Miss Pickford made her first movie in 1909, ″The Violin Maker of Cremona,″ directed by D.W. Griffith. She was in more than 100 silent films, including ″Polyanna″ and ″Poor Little Rich Girl,″ before making her first talkie, ″Coquette,″ in 1929. It won her an Oscar for best actress.

She followed that with ″Taming of the Shrew″ and ″Kiki″ before ending her career with 1933′s ″Secrets.″ The motion picture academy gave her a special Oscar in 1976 for contribution to the industry.

Pickfair was built shortly after Miss Pickford married Fairbanks in 1920. What was once a stable in the country and then a hunting lodge was transformed into a gracious home that - with some exaggeration - became known variously as the Buckingham Palace of Hollywood or the White House.

″It was as famous as the White House in Washington,″ said Kemp. ″Mary, during her reign as the queen, she was the most popular woman in the world. My God, there wasn’t anyone that didn’t know Mary Pickford.″

An invitation to Pickfair meant you had arrived. Rudolph Valentino and Gloria Swanson were just two names on a startling guest list: Maurice Chevalier, Anna Pavlova, Charlie Chaplin, Clark Gable, Joan Crawford, Norma Shearer, Jack Dempsey, Albert Einstein, Amelia Earhart, F. Scott Fitzgerald, Henry Ford, Babe Ruth, Lillian Gish and H.G. Wells.

Miss Pickford was 86 when she died in 1979. Her marriage to Fairbanks had ended in 1934 and she hadn’t made a movie in nearly 50 years.
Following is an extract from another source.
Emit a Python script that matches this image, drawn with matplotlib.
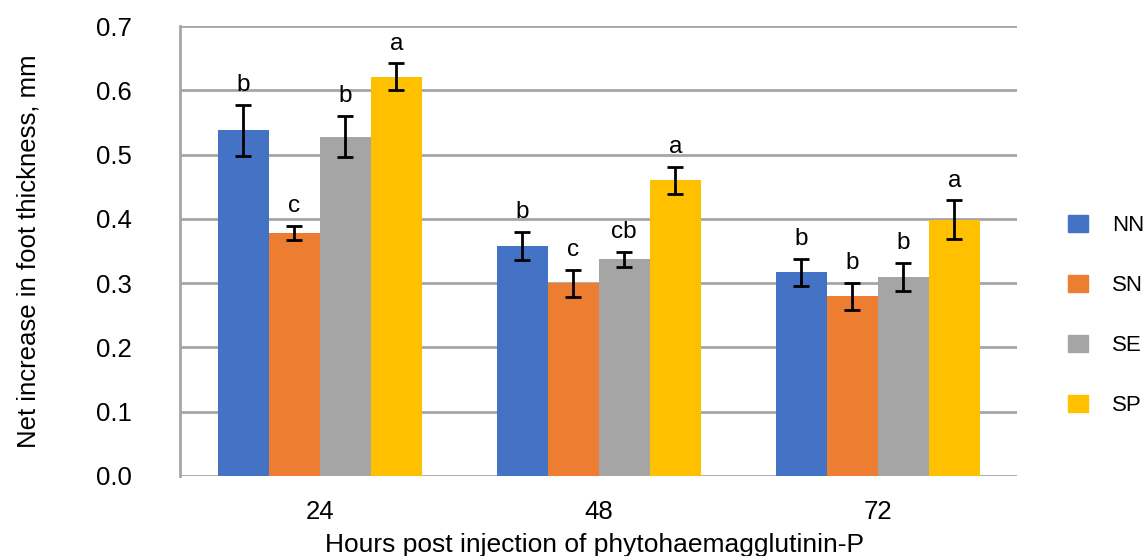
import numpy as np
import matplotlib
matplotlib.use("Agg")
import matplotlib.pyplot as plt
from matplotlib.patches import Patch

hours = ["24", "48", "72"]
groups = ["NN", "SN", "SE", "SP"]
colors = ["#4472C4", "#ED7D31", "#A5A5A5", "#FFC000"]

nn = [0.538, 0.358, 0.317]
sn = [0.378, 0.300, 0.280]
se = [0.528, 0.337, 0.310]
sp = [0.621, 0.460, 0.399]

nn_err = [0.040, 0.022, 0.021]
sn_err = [0.011, 0.021, 0.021]
se_err = [0.032, 0.012, 0.022]
sp_err = [0.021, 0.021, 0.030]

nn_lbl = ["b", "b", "b"]
sn_lbl = ["c", "c", "b"]
se_lbl = ["b", "cb", "b"]
sp_lbl = ["a", "a", "a"]

values = [nn, sn, se, sp]
errors = [nn_err, sn_err, se_err, sp_err]
letters = [nn_lbl, sn_lbl, se_lbl, sp_lbl]

plt.rcParams["font.family"] = ["Liberation Sans", "DejaVu Sans"]

fig = plt.figure(figsize=(11.48, 5.56), dpi=100)
ax = fig.add_axes([0.157, 0.144, 0.729, 0.809])

x = np.arange(len(hours))
width = 0.183
for i, (vals, errs, lbls) in enumerate(zip(values, errors, letters)):
    pos = x + (i - 1.5) * width
    ax.bar(pos, vals, width=width, color=colors[i], zorder=2)
    ax.errorbar(pos, vals, yerr=errs, fmt="none", ecolor="black",
                elinewidth=2, capsize=6, capthick=2, zorder=3)
    for p, v, e, t in zip(pos, vals, errs, lbls):
        ax.annotate(t, (p, v + e), xytext=(0, 6.3), textcoords="offset points",
                    ha="center", va="bottom", fontsize=17.5)

ax.set_xlim(-0.5, 2.5)
ax.set_ylim(0, 0.7)
yt = np.arange(0, 0.71, 0.1)
ax.set_yticks(yt)
ax.set_yticklabels([f"{t:.1f}" for t in yt])
ax.set_xticks(x)
ax.set_xticklabels(hours)
ax.tick_params(axis="both", length=0, labelsize=18.5)
ax.tick_params(axis="x", pad=17)
ax.tick_params(axis="y", pad=35)
ax.yaxis.grid(True, color="#A6A6A6", linewidth=2, zorder=0)
ax.set_axisbelow(True)
for s in ["top", "right", "bottom"]:
    ax.spines[s].set_visible(False)
ax.spines["left"].set_color("#A6A6A6")
ax.spines["left"].set_linewidth(2)

ax.set_ylabel("Net increase in foot thickness, mm", fontsize=18.5, labelpad=40)
ax.set_xlabel("Hours post injection of phytohaemagglutinin-P", fontsize=19)
ax.xaxis.set_label_coords(0.495, -0.127)

handles = [Patch(color=c, label=g) for c, g in zip(colors, groups)]
fig.legend(handles=handles, loc="center left", bbox_to_anchor=(0.930, 0.432),
           frameon=False, borderpad=0, borderaxespad=0,
           handlelength=0.9, handleheight=0.77, handletextpad=1.1,
           labelspacing=1.75, prop={"family": "Liberation Sans", "size": 16})

fig.savefig("out.png", dpi=100)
But the mystique of Pickfair lingered on until the end.

Her third husband, actor Buddy Rogers, several times called reporters to the mansion to dispel rumors that Miss Pickford, who became reclusive in the mid-1960s, was locked up. She spoke from an upstairs room, using a tape- recorded message or telephone.

″I’m feeling so good that I’m ready to go back to work,″ she said in one such interview in 1978. The mansion at that time was reported to be ″in splendid repair, fully staffed and brimming with legend.″

After her death Rogers decided to sell Pickfair and built himself a new house on a portion of the property. He called it Pickfair Lodge and still lives there.

Rogers, who was out of town Friday, sold the house to Jerry Buss, owner of the Los Angeles Lakers, for $5.4 million in 1980. He sold it to Miss Zadora and her husband in 1988 for $6.67 million.

The couple announced last July that they were embarking on a two-year remodeling project to transform the house into a Renaissance-style Venetian palazzo with tile roofs, leaded windows, balconies and verandas. The demolition work has been going on since the beginning of the year.

Now, however, only a separate guest house-servants quarters and the old house’s living room remain standing. The rest had simply begun to crumble.

″I understand they ran into some problems with the foundations, termites,″ said Kemp.